Dismiss Notice

Psst... Ready to join TalkBass and start posting, make new friends, sell your gear, and more?  Register your free account in 30 seconds.

Tune a guitar to itself?

Discussion in 'Basses [BG]' started by Syxx870621345, Mar 23, 2002.


  1. My old guitarist used to always say that you could tune your guitar to "itself". And then it would sound better and even stay in tune longer.
    If anyone's ever heard of this please explain, or send a link to where I could find out myself.
    Thanx

    chris
     
  2. old_skool

    old_skool

    Aug 17, 2000
    Milwaukee, WI
    I think they may have meant that if you get your lowest string ( E ) in tune and tune the others according to that it would be in tune with 'itself' better. IE 5th fret harmonic E string and 7th fret harmonic A string or 5th fret E and open A.
     
  3. He always said that you had to do it with the bridge, and messing with those things(whatever their called)
     
  4. JMX

    JMX Vorsprung durch Technik

    Sep 4, 2000
    Cologne, Germany
    Do you mean setting up intonation?
     
  5. um... maybe, he might not have known what he was talking about(or just named it wrong).

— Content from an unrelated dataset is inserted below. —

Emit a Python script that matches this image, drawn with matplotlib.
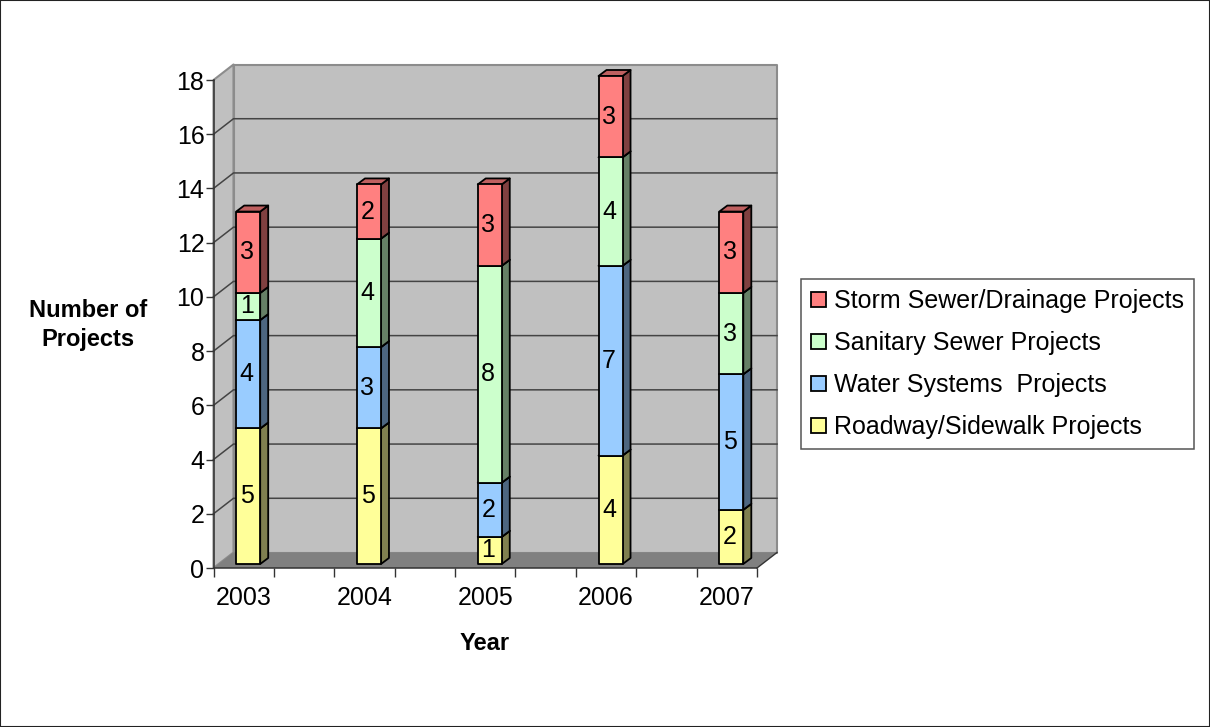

But in any case, yea sure, how do you do that?
     
  6. He may have had a B.C. Rich or a Jackson (there are others bvut i am not sure who al makes them) where you tighten the strings to almost in tune. Then lock the strings down with a lamp on the headstock side of the nut with a clamp. Then you have fine tuners at the bridge. I have only seen this on guitars and not bass but it may exist on bass as well. It is supose to be superior to just tuning with the tuners on the headstock and is meant to compete with headless guitars.
     
  7. JMX

    JMX Vorsprung durch Technik

    Sep 4, 2000
    Cologne, Germany
    Setting up intonation has nothing to do with locking vibrato systems and finetuners.

    Intonation:

    Play the harmonic at the 12th fret, e.g. on the G string, and tune it.
    Then play the fretted note at that fret. If that tone is sharp, move the bridge saddle away from the neck. If it's flat, move it towards the neck.
    Repeat until both notes are in tune.

    Repeat for every string.

    On a sidenote: Most locking vibrato systems (e.g. Floyd Rose) have finetuners so that you can tune the string without unlocking the lock at the nut and to enable compensating the change in tuning caused by locking the nut, which usually makes the string go sharp.
     
  8. I know that intonation has nothing to do with the locking vibrato system (although i didnt know thats what it is called). I meant that may have been what the original posters guitarist was taling about and not about intonation.